=== Data rows ===

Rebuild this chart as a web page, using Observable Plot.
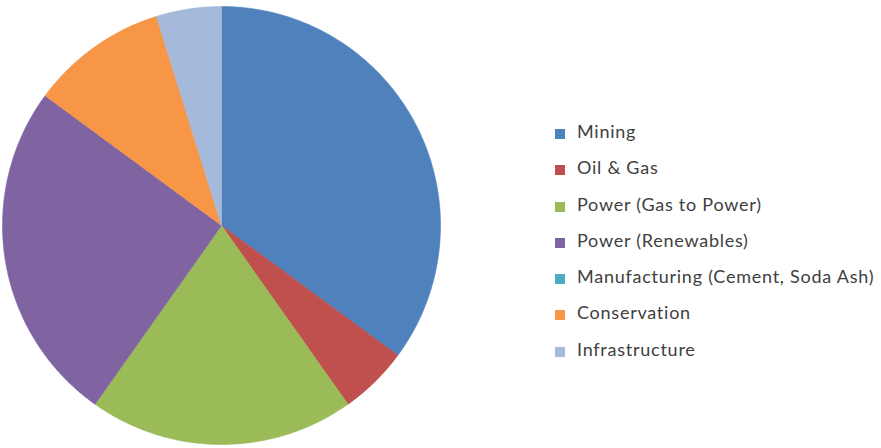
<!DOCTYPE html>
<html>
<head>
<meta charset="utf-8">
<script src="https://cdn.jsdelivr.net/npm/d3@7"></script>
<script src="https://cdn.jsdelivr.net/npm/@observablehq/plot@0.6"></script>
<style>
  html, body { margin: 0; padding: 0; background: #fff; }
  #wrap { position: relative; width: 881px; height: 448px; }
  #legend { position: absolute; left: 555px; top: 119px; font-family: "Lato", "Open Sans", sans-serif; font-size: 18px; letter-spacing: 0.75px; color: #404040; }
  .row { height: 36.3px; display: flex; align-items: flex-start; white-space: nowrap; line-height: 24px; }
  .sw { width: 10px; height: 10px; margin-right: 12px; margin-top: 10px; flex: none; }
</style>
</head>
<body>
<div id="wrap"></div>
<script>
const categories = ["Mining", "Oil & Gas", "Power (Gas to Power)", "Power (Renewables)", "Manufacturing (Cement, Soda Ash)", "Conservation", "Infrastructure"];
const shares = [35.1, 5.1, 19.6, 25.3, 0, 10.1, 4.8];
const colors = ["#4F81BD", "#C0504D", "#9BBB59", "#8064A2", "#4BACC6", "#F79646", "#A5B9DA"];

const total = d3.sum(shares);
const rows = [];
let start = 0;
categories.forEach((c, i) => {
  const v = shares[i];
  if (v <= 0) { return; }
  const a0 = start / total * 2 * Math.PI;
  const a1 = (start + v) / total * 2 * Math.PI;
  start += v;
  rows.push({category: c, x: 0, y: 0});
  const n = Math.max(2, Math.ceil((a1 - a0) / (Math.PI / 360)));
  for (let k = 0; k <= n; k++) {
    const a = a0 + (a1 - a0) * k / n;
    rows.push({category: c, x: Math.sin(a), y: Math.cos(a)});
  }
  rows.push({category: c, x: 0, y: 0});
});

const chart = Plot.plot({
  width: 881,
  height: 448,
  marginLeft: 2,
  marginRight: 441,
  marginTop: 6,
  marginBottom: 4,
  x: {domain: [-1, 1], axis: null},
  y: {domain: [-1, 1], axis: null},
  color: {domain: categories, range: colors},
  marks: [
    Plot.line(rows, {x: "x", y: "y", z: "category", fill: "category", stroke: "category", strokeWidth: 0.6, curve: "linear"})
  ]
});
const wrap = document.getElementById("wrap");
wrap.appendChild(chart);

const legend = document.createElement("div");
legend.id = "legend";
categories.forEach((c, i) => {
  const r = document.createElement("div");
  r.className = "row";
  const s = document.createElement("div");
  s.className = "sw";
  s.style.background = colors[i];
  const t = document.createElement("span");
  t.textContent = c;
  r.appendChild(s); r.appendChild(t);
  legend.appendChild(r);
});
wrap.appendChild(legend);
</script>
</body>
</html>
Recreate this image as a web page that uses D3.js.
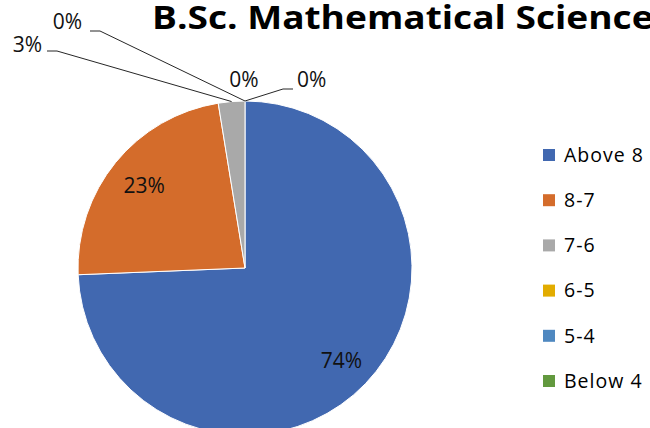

===

• _What you are asked to do_
Restate each line of the records exactly; pictures do not belong in the copy.

• _Solution for this task_
Rebuild this chart as a web page, using Observable Plot.
<!DOCTYPE html>
<html>
<head>
<meta charset="utf-8">
<script src="https://cdn.jsdelivr.net/npm/d3@7"></script>
<script src="https://cdn.jsdelivr.net/npm/@observablehq/plot@0.6"></script>
<style>
  html, body { margin: 0; padding: 0; background: #fff; }
  #wrap { position: relative; width: 881px; height: 448px; }
  #legend { position: absolute; left: 555px; top: 119px; font-family: "Lato", "Open Sans", sans-serif; font-size: 18px; letter-spacing: 0.75px; color: #404040; }
  .row { height: 36.3px; display: flex; align-items: flex-start; white-space: nowrap; line-height: 24px; }
  .sw { width: 10px; height: 10px; margin-right: 12px; margin-top: 10px; flex: none; }
</style>
</head>
<body>
<div id="wrap"></div>
<script>
const categories = ["Mining", "Oil & Gas", "Power (Gas to Power)", "Power (Renewables)", "Manufacturing (Cement, Soda Ash)", "Conservation", "Infrastructure"];
const shares = [35.1, 5.1, 19.6, 25.3, 0, 10.1, 4.8];
const colors = ["#4F81BD", "#C0504D", "#9BBB59", "#8064A2", "#4BACC6", "#F79646", "#A5B9DA"];

const total = d3.sum(shares);
const rows = [];
let start = 0;
categories.forEach((c, i) => {
  const v = shares[i];
  if (v <= 0) { return; }
  const a0 = start / total * 2 * Math.PI;
  const a1 = (start + v) / total * 2 * Math.PI;
  start += v;
  rows.push({category: c, x: 0, y: 0});
  const n = Math.max(2, Math.ceil((a1 - a0) / (Math.PI / 360)));
  for (let k = 0; k <= n; k++) {
    const a = a0 + (a1 - a0) * k / n;
    rows.push({category: c, x: Math.sin(a), y: Math.cos(a)});
  }
  rows.push({category: c, x: 0, y: 0});
});

const chart = Plot.plot({
  width: 881,
  height: 448,
  marginLeft: 2,
  marginRight: 441,
  marginTop: 6,
  marginBottom: 4,
  x: {domain: [-1, 1], axis: null},
  y: {domain: [-1, 1], axis: null},
  color: {domain: categories, range: colors},
  marks: [
    Plot.line(rows, {x: "x", y: "y", z: "category", fill: "category", stroke: "category", strokeWidth: 0.6, curve: "linear"})
  ]
});
const wrap = document.getElementById("wrap");
wrap.appendChild(chart);

const legend = document.createElement("div");
legend.id = "legend";
categories.forEach((c, i) => {
  const r = document.createElement("div");
  r.className = "row";
  const s = document.createElement("div");
  s.className = "sw";
  s.style.background = colors[i];
  const t = document.createElement("span");
  t.textContent = c;
  r.appendChild(s); r.appendChild(t);
  legend.appendChild(r);
});
wrap.appendChild(legend);
</script>
</body>
</html>
Recreate this image as a web page that uses D3.js.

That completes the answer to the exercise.